Lawyers for the company, however, failed late Tuesday to get U.S. District Judge Alicemarie Stotler in Santa Ana to lift or modify her order. They argued that the livelihoods of thousands were endangered and that FTC action crushes a three-day annual conference that starts Thursday in San Francisco.

"The conference is a critical part of the company's support," said Brenda Taylor, a Fountain Valley mother of two whose only job was booking travel and training other agents.

The company denied the FTC allegations.

World Class Network is part of a fast-growing do-it-yourself movement that is sweeping the travel industry and changing the way tickets, cruises and hotel rooms are sold.

Scores of new companies nationwide are now offering consumers the chance to earn extra money and receive industry perks by becoming independent, at-home travel sales representatives, often referred to in the industry as "outside" travel agents.

But many in the industry have been pressing for a crackdown on certain operations that provide little more than laminated travel agent identification cards along with exaggerated claims about discounts and perks that come with the cards.

The FTC, in a two-count civil complaint, accused World Class Network and its affiliate of failing to deliver on promises that customers--called distributors--could receive discounts and upgrades on their own travel accommodations.

The federal agency also alleged that the company had falsely promised that distributors could run their own in-house travel agencies.

"They promised: 'You buy our kit and you can operate your own at-home travel business,' " said FTC spokeswoman Bonnie Jansen. "But the training was inadequate to allow purchasers to operate a functioning business. Few, if any, consumers have achieved a level of earnings even approaching those promised by the defendants."

The FTC is seeking to close the operation permanently and wants court orders rescinding its contracts, refunding money paid and returning "unlawfully obtained profits."

Those who rallied in support of the company derided the FTC's actions, accusing it of overreacting and jeopardizing the livelihoods of many people.

"Everything the company has promised has come true," said Rick Dorr, minister at the Pentecostal Church of God in Bakersfield.

Stater Bros. grocery clerk John Tucker of Riverside, rocking his 2-year-old son at the rally, said that the company "delivered on its promises--plus" and that the results "exceeded my expectations."

Employees said that FTC agents marched into corporate headquarters Monday, ordered them to stop working, herded them into one area and then sent them home and changed the locks.

Scott R. Warren, a lawyer for the company, called the FTC allegations "ridiculous." He said the action was based on 18 complaints, some of which were filed with the agency more than a year ago.

The FTC, which obtained the order Friday and released court papers on its action Tuesday, said that it took the extreme action to protect consumers and secure assets for possible refunds.

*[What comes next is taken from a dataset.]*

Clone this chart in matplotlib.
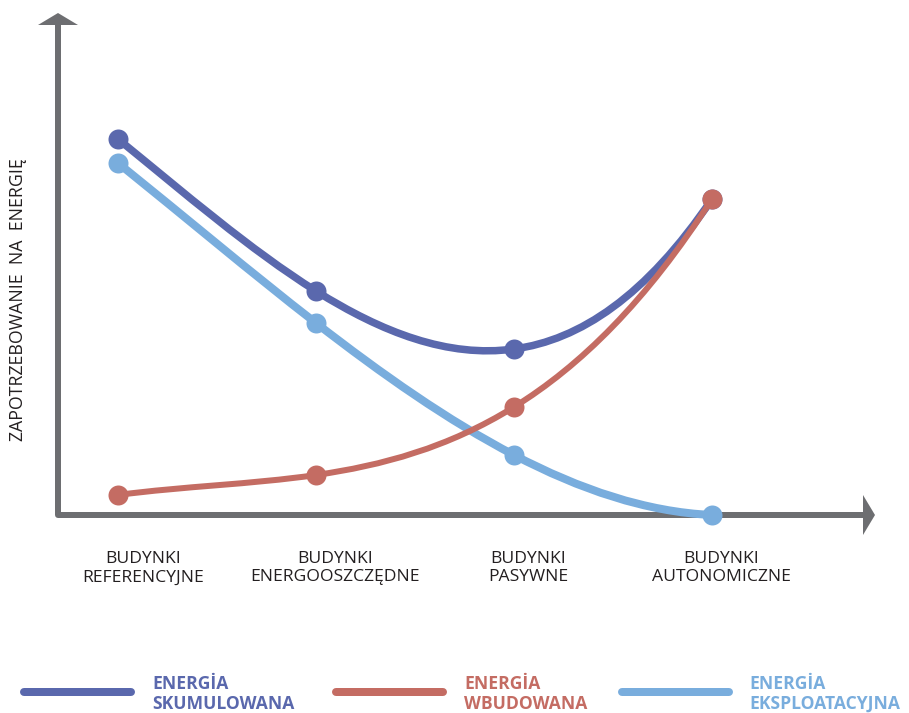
import numpy as np
import matplotlib
matplotlib.use("Agg")
import matplotlib.pyplot as plt
from matplotlib.path import Path
from matplotlib.patches import PathPatch, Polygon
from matplotlib.lines import Line2D
from matplotlib.transforms import Affine2D

# building categories along the x axis
categories = ["BUDYNKI\nREFERENCYJNE", "BUDYNKI\nENERGOOSZCZĘDNE",
              "BUDYNKI\nPASYWNE", "BUDYNKI\nAUTONOMICZNE"]

# energy demand (arbitrary units)
skumulowana = [94, 56, 41.5, 79]
wbudowana = [5, 10, 27, 79]
eksploatacyjna = [88, 48, 15, 0]

series_labels = ["ENERGİA\nSKUMULOWANA", "ENERGİA\nWBUDOWANA", "ENERGİA\nEKSPLOATACYJNA"]
y_title = "ZAPOTRZEBOWANIE  NA  ENERGIĘ"

C_SKUM = "#5a68ad"
C_WBUD = "#c46c63"
C_EKSP = "#79addd"
C_AXIS = "#6d6e71"
C_TEXT = "#231f20"

W, H, DPI = 909, 713, 100
plt.rcParams["font.family"] = ["Open Sans", "DejaVu Sans"]

fig = plt.figure(figsize=(W / DPI, H / DPI), dpi=DPI)
# pixel coordinates measured from the top-left corner
px = Affine2D().scale(1, -1).translate(0, H) + Affine2D().scale(1 / DPI) + fig.dpi_scale_trans

x0, x_end, y0, y_end = 58, 875, 515, 13
ax = fig.add_axes([x0 / W, (H - y0) / H, (x_end - x0) / W, (y0 - y_end) / H])
ax.set_xlim(-60 / 198, (x_end - 118) / 198)
ax.set_ylim(0, (y0 - y_end) / 4)
ax.axis("off")
ax.set_zorder(3)

# axes with flat arrowheads
fig.add_artist(Line2D([x0, x0, 864], [24, y0, y0], transform=px, color=C_AXIS,
                      lw=6 * 0.72, solid_joinstyle="round", solid_capstyle="butt", zorder=1))
fig.add_artist(Polygon([[x0 - 20, 25], [x0 + 20, 25], [x0, y_end]], closed=True,
                       transform=px, color=C_AXIS, lw=0, zorder=1))
fig.add_artist(Polygon([[863, y0 - 20], [863, y0 + 20], [x_end, y0]], closed=True,
                       transform=px, color=C_AXIS, lw=0, zorder=1))


def smooth_path(xs, ys):
    # cubic through the points, written as bezier segments
    xs = np.asarray(xs, float)
    ys = np.asarray(ys, float)
    coef = np.polyfit(xs, ys, len(xs) - 1)
    d = np.polyval(np.polyder(coef), xs)
    verts = [(xs[0], ys[0])]
    codes = [Path.MOVETO]
    for i in range(len(xs) - 1):
        h = xs[i + 1] - xs[i]
        verts += [(xs[i] + h / 3, ys[i] + d[i] * h / 3),
                  (xs[i + 1] - h / 3, ys[i + 1] - d[i + 1] * h / 3),
                  (xs[i + 1], ys[i + 1])]
        codes += [Path.CURVE4] * 3
    return Path(verts, codes)


xpos = np.arange(len(categories))
series = [(skumulowana, C_SKUM, 7.5), (eksploatacyjna, C_EKSP, 8), (wbudowana, C_WBUD, 6)]
for z, (vals, col, lw) in enumerate(series):
    ax.add_patch(PathPatch(smooth_path(xpos, vals), fill=False, edgecolor=col,
                           lw=lw * 0.72, capstyle="round", zorder=2 + z, clip_on=False))
    ax.plot(xpos, vals, "o", ms=20 * 0.72, color=col, mec="none", zorder=2 + z,
            clip_on=False)

# category labels under the x axis
label_px = [143, 335, 528, 721]
for lx, lab in zip(label_px, categories):
    fig.text(lx, 551, lab, transform=px, ha="center", va="top", fontsize=12.6,
             color=C_TEXT, linespacing=1.2)

fig.text(18, 300, y_title, transform=px, rotation=90, ha="center", va="center",
         fontsize=12.8, color=C_TEXT)

# legend
legend_px = [(20, 153, C_SKUM), (332, 465, C_WBUD), (618, 750, C_EKSP)]
for (lx, tx, col), lab in zip(legend_px, series_labels):
    fig.add_artist(Line2D([lx + 4, lx + 111], [692, 692], transform=px, color=col,
                          lw=8 * 0.72, solid_capstyle="round"))
    fig.text(tx - 1, 694, lab, transform=px, ha="left", va="center", fontsize=12.6,
             fontweight="bold", color=col, linespacing=1.12)

fig.savefig("out.png", dpi=DPI)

"We believed the defendants might take the money and run," Jansen said. "We want to try to preserve assets wherever possible."

*

In little more than two years, World Class Network built itself into a national powerhouse by booking $5 million worth of travel business a month, said distributor Kevin Blackburn of Oakland. Last week, Warren said, the company was processing $600,000 worth of business a day.

The order freezes the assets of the company and its owners and operators, Daniel R. and Denise L. Dimacale, Robert C.K. Lee, Howard K. Cooper and Jerome L. Goldberg.

The Dimacales own World Class Network, Lee is the chief financial officer and Cooper was hired only seven months ago as president. Goldberg and World Class Network each own half of World Class Travel, which handles ticketing.

In an interview last year, Daniel Dimacale said the company patterned itself after the Amway marketing network, selling products and bringing in other distributors to sell them.